Matthew Henry, in his commentary on 1 Timothy, says,

“As for those who had made shipwreck of the faith, he specifies two, Hymeneus and Alexander, who had made a profession of the Christian religion, but had quitted that profession; and Paul had delivered them to Satan, had declared them to belong to the kingdom of Satan, and, as some think, had, by an extraordinary power, delivered them to be terrified or tormented by Satan, that they might learn not to blaspheme not to contradict or revile the doctrine of Christ and the good ways of the Lord.”[4]

For the Church dealing with apostates today, it is crucial to understand the relationship that occurs between those that are in the Church and those that merely claim to be in the Church. If a believer knows an apostate, it is natural to want to fight to bring them back to the gospel that was left. However, Paul sees that it is perfectly acceptable that there is a time, after much has been done, to let the apostate leave to go to their master whom they serve—Satan—and let them be, yet remaining aware of them and their false teaching. Simon Robinson gives a pastoral approach of looking at this, saying, “This may seem hard but it is the loving thing to do because it enables the people concerned to realize the seriousness of their rebellion against God and it will also serve as a warning to the rest of the church not to follow such examples.”[5] Matthew Henry also brings to light the primary purpose of the New Testament Church, and her dealing with false teachers/apostates:

Observe, The primary design of the highest censure in the primitive church was to prevent further sin and to reclaim the sinner. In this case it was for the destruction of the flesh, that the spirit might be saved in the day of the Lord Jesus.[6]

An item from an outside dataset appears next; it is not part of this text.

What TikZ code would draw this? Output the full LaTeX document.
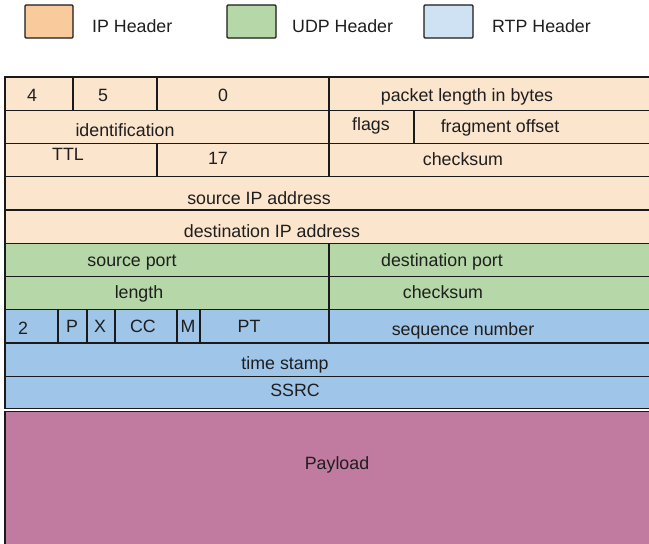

Today in the New Covenant, the Church deals with those that claim to preach and teach the Word of God, proclaiming they are saved by Jesus Christ, but are misleading thousands of men and women with their false teaching of the gospel. However, it is the true Church’s job to understand that these people are a work of Satan, like that of Hymenaeus and Alexander who worked together against the gospel. As Paul helped equip Timothy to be prepared for these men, the same must be seen in the Church today, in that pastors and elders must continue to prepare the Church for those that falsely teach and lead others astray from the truth of Jesus Christ.

[1] M.G. Easton, Easton’s Bible Dictionary (Oak Harbor, WA: Logos Research Systems, Inc., 1996).

[2] Paul J. Achtemeier, Publishers Harper & Row and Society of Biblical Literature, Harper’s Bible Dictionary, 1st ed. (San Francisco: Harper & Row, 1985), pp. 413.

[3] D. R. W. Wood and I. Howard Marshall, New Bible Dictionary, 3rd ed. (Leicester, England; Downers Grove, Ill.: InterVarsity Press, 1996), pp. 492.

[4] Matthew Henry, Matthew Henry’s Commentary on the Whole Bible : Complete and Unabridged in One Volume (Peabody: Hendrickson, 1996), 1 Ti 1:18–20.

[5] Simon J. Robinson, Opening Up 1 Timothy (Leominster: Day One Publications, 2004), pp. 31.

[6] Matthew Henry, Matthew Henry’s Commentary on the Whole Bible : Complete and Unabridged in One Volume (Peabody: Hendrickson, 1996), 1 Ti 1:18–20.